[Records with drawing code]

[Begin]

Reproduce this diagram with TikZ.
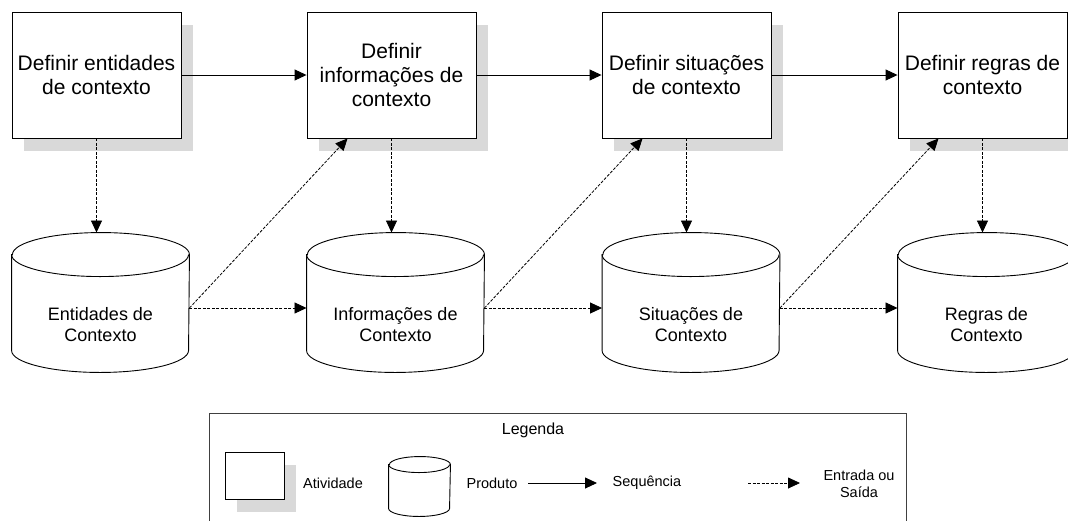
\documentclass[tikz,border=0pt]{standalone}
\usepackage{fontspec}
\setmainfont{Liberation Sans}
\usetikzlibrary{arrows.meta,calc,shadows}
\def\drum(#1)(#2:#3){\draw[fill=white] ($(#1.north west)+(0,#3)$) -- ($(#1.south west)+(0,-#3)$) arc[start angle=180, end angle=0, x radius=#2, y radius=#3] -- ($(#1.north east)+(0,#3)$) arc[start angle=0, end angle=-180, x radius=#2, y radius=#3] -- cycle;
	\draw ($(#1.north west)+(0,#3)$) arc[start angle=180, end angle=0, x radius=#2, y radius=#3];}
\tikzset{
	act/.style={draw, fill=white, minimum width=169pt, minimum height=126pt, inner sep=0pt, align=center,
		font=\fontsize{21}{24}\selectfont,
		drop shadow={shadow xshift=12pt, shadow yshift=-13pt, fill=black!15, opacity=1}},
	prod/.style={minimum width=177pt, minimum height=139pt, inner sep=0pt},
	prodtxt/.style={align=center, font=\fontsize{18}{21}\selectfont},
	seq/.style={-{Triangle[length=12pt,width=11pt]}},
	io/.style={-{Triangle[length=12pt,width=11pt]}, line width=0.8pt, dash pattern=on 3pt off 1.5pt},
	lbl/.style={font=\fontsize{14.5}{17}\selectfont, align=center},
}

\begin{document}
\begin{tikzpicture}[x=1pt, y=-1pt, line width=0.9pt]
			%%%%% START %%%%%
			\useasboundingbox (0,0) rectangle (1068,520);
			
			\node[act] (defEnt) at (96.5, 75) {Definir entidades\\de contexto};
			\node[act] (defInf) at (391.5, 75) {Definir\\informações de\\contexto};
			\node[act] (defSit) at (686.5, 75) {Definir situações\\de contexto};
			\node[act] (defReg) at (982.5, 75) {Definir regras de\\contexto};
			
			\node[prod] (ent) at (100.5, 302.5) {};
			\node[prod] (inf) at (395.5, 302.5) {};
			\node[prod] (sit) at (691, 302.5) {};
			\node[prod] (reg) at (986.5, 302.5) {};
			\drum(ent)(88.5:22);
			\drum(inf)(88.5:22);
			\drum(sit)(88.5:22);
			\drum(reg)(88.5:22);
			\node[prodtxt] (entT) at ($(ent)+(0,22)$) {Entidades de\\Contexto};
			\node[prodtxt] (infT) at ($(inf)+(0,22)$) {Informações de\\Contexto};
			\node[prodtxt] (sitT) at ($(sit)+(0,22)$) {Situações de\\Contexto};
			\node[prodtxt] (regT) at ($(reg)+(0,22)$) {Regras de\\Contexto};
			
			\draw[seq] (defEnt) -- (defInf);
			\draw[seq] (defInf) -- (defSit);
			\draw[seq] (defSit) -- (defReg);
			
			\draw[io] (defEnt.south) -- (defEnt.south |- ent.north);
			\draw[io] (defInf.south) -- (defInf.south |- inf.north);
			\draw[io] (defSit.south) -- (defSit.south |- sit.north);
			\draw[io] (defReg.south) -- (defReg.south |- reg.north);
			
			\draw[io] ($(ent.east)+(0,5.5)$) -- ($(inf.west)+(0,5.5)$);
			\draw[io] ($(inf.east)+(0,5.5)$) -- ($(sit.west)+(0,5.5)$);
			\draw[io] ($(sit.east)+(0,5.5)$) -- ($(reg.west)+(0,5.5)$);
			
			\draw[io] ($(ent.east)+(0,5.5)$) -- ($(defInf.south west)+(41,0)$);
			\draw[io] ($(inf.east)+(0,5.5)$) -- ($(defSit.south west)+(41,0)$);
			\draw[io] ($(sit.east)+(0,5.5)$) -- ($(defReg.south west)+(41,0)$);
			
			% legenda
			\node[draw=black!75, minimum width=697pt, minimum height=130pt, anchor=north] (leg) at (557.5, 413) {};
			\node[lbl, font=\fontsize{16}{19}\selectfont] (legTit) at (533, 430) {Legenda};
			\node[act, minimum width=59pt, minimum height=47pt] (legAct) at (254.5, 475.5) {};
			\node[lbl] (legActT) at (333, 483) {Atividade};
			\node[prod, minimum width=61pt, minimum height=59pt] (legProd) at (419.5, 486.5) {};
			\drum(legProd)(30.5:8);
			\node[lbl] (legProdT) at (492, 483) {Produto};
			\coordinate (seqA) at (528, 483);
			\coordinate (seqB) at (597, 483);
			\draw[seq] (seqA) -- (seqB);
			\node[lbl] (legSeqT) at (647, 483) {Sequência};
			\coordinate (ioA) at (748, 483);
			\coordinate (ioB) at (800, 483);
			\draw[io] (ioA) -- (ioB);
			\node[lbl] (legIoT) at (859, 483.5) {Entrada ou\\Saída};
			
			%%%%% END %%%%%
\end{tikzpicture}
\end{document}
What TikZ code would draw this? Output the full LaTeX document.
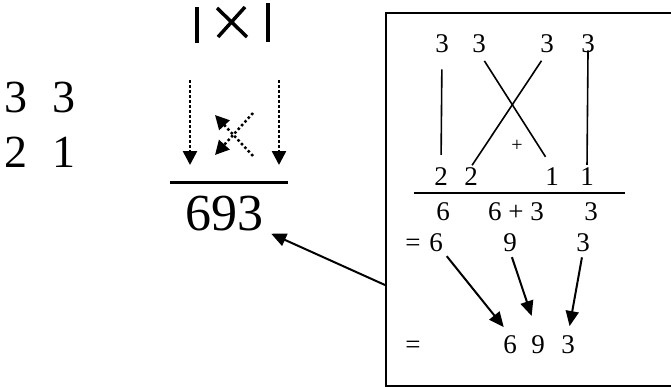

[End]

• **GIVEN TASK**:
Omitting all images, print the listing exactly.

• **CORRECT RESULT**:
Reproduce this diagram with TikZ.
\documentclass[tikz,border=0pt]{standalone}
\usepackage{fontspec}
\setmainfont{Liberation Sans}
\usetikzlibrary{arrows.meta,calc,shadows}
\def\drum(#1)(#2:#3){\draw[fill=white] ($(#1.north west)+(0,#3)$) -- ($(#1.south west)+(0,-#3)$) arc[start angle=180, end angle=0, x radius=#2, y radius=#3] -- ($(#1.north east)+(0,#3)$) arc[start angle=0, end angle=-180, x radius=#2, y radius=#3] -- cycle;
	\draw ($(#1.north west)+(0,#3)$) arc[start angle=180, end angle=0, x radius=#2, y radius=#3];}
\tikzset{
	act/.style={draw, fill=white, minimum width=169pt, minimum height=126pt, inner sep=0pt, align=center,
		font=\fontsize{21}{24}\selectfont,
		drop shadow={shadow xshift=12pt, shadow yshift=-13pt, fill=black!15, opacity=1}},
	prod/.style={minimum width=177pt, minimum height=139pt, inner sep=0pt},
	prodtxt/.style={align=center, font=\fontsize{18}{21}\selectfont},
	seq/.style={-{Triangle[length=12pt,width=11pt]}},
	io/.style={-{Triangle[length=12pt,width=11pt]}, line width=0.8pt, dash pattern=on 3pt off 1.5pt},
	lbl/.style={font=\fontsize{14.5}{17}\selectfont, align=center},
}

\begin{document}
\begin{tikzpicture}[x=1pt, y=-1pt, line width=0.9pt]
			%%%%% START %%%%%
			\useasboundingbox (0,0) rectangle (1068,520);
			
			\node[act] (defEnt) at (96.5, 75) {Definir entidades\\de contexto};
			\node[act] (defInf) at (391.5, 75) {Definir\\informações de\\contexto};
			\node[act] (defSit) at (686.5, 75) {Definir situações\\de contexto};
			\node[act] (defReg) at (982.5, 75) {Definir regras de\\contexto};
			
			\node[prod] (ent) at (100.5, 302.5) {};
			\node[prod] (inf) at (395.5, 302.5) {};
			\node[prod] (sit) at (691, 302.5) {};
			\node[prod] (reg) at (986.5, 302.5) {};
			\drum(ent)(88.5:22);
			\drum(inf)(88.5:22);
			\drum(sit)(88.5:22);
			\drum(reg)(88.5:22);
			\node[prodtxt] (entT) at ($(ent)+(0,22)$) {Entidades de\\Contexto};
			\node[prodtxt] (infT) at ($(inf)+(0,22)$) {Informações de\\Contexto};
			\node[prodtxt] (sitT) at ($(sit)+(0,22)$) {Situações de\\Contexto};
			\node[prodtxt] (regT) at ($(reg)+(0,22)$) {Regras de\\Contexto};
			
			\draw[seq] (defEnt) -- (defInf);
			\draw[seq] (defInf) -- (defSit);
			\draw[seq] (defSit) -- (defReg);
			
			\draw[io] (defEnt.south) -- (defEnt.south |- ent.north);
			\draw[io] (defInf.south) -- (defInf.south |- inf.north);
			\draw[io] (defSit.south) -- (defSit.south |- sit.north);
			\draw[io] (defReg.south) -- (defReg.south |- reg.north);
			
			\draw[io] ($(ent.east)+(0,5.5)$) -- ($(inf.west)+(0,5.5)$);
			\draw[io] ($(inf.east)+(0,5.5)$) -- ($(sit.west)+(0,5.5)$);
			\draw[io] ($(sit.east)+(0,5.5)$) -- ($(reg.west)+(0,5.5)$);
			
			\draw[io] ($(ent.east)+(0,5.5)$) -- ($(defInf.south west)+(41,0)$);
			\draw[io] ($(inf.east)+(0,5.5)$) -- ($(defSit.south west)+(41,0)$);
			\draw[io] ($(sit.east)+(0,5.5)$) -- ($(defReg.south west)+(41,0)$);
			
			% legenda
			\node[draw=black!75, minimum width=697pt, minimum height=130pt, anchor=north] (leg) at (557.5, 413) {};
			\node[lbl, font=\fontsize{16}{19}\selectfont] (legTit) at (533, 430) {Legenda};
			\node[act, minimum width=59pt, minimum height=47pt] (legAct) at (254.5, 475.5) {};
			\node[lbl] (legActT) at (333, 483) {Atividade};
			\node[prod, minimum width=61pt, minimum height=59pt] (legProd) at (419.5, 486.5) {};
			\drum(legProd)(30.5:8);
			\node[lbl] (legProdT) at (492, 483) {Produto};
			\coordinate (seqA) at (528, 483);
			\coordinate (seqB) at (597, 483);
			\draw[seq] (seqA) -- (seqB);
			\node[lbl] (legSeqT) at (647, 483) {Sequência};
			\coordinate (ioA) at (748, 483);
			\coordinate (ioB) at (800, 483);
			\draw[io] (ioA) -- (ioB);
			\node[lbl] (legIoT) at (859, 483.5) {Entrada ou\\Saída};
			
			%%%%% END %%%%%
\end{tikzpicture}
\end{document}
What TikZ code would draw this? Output the full LaTeX document.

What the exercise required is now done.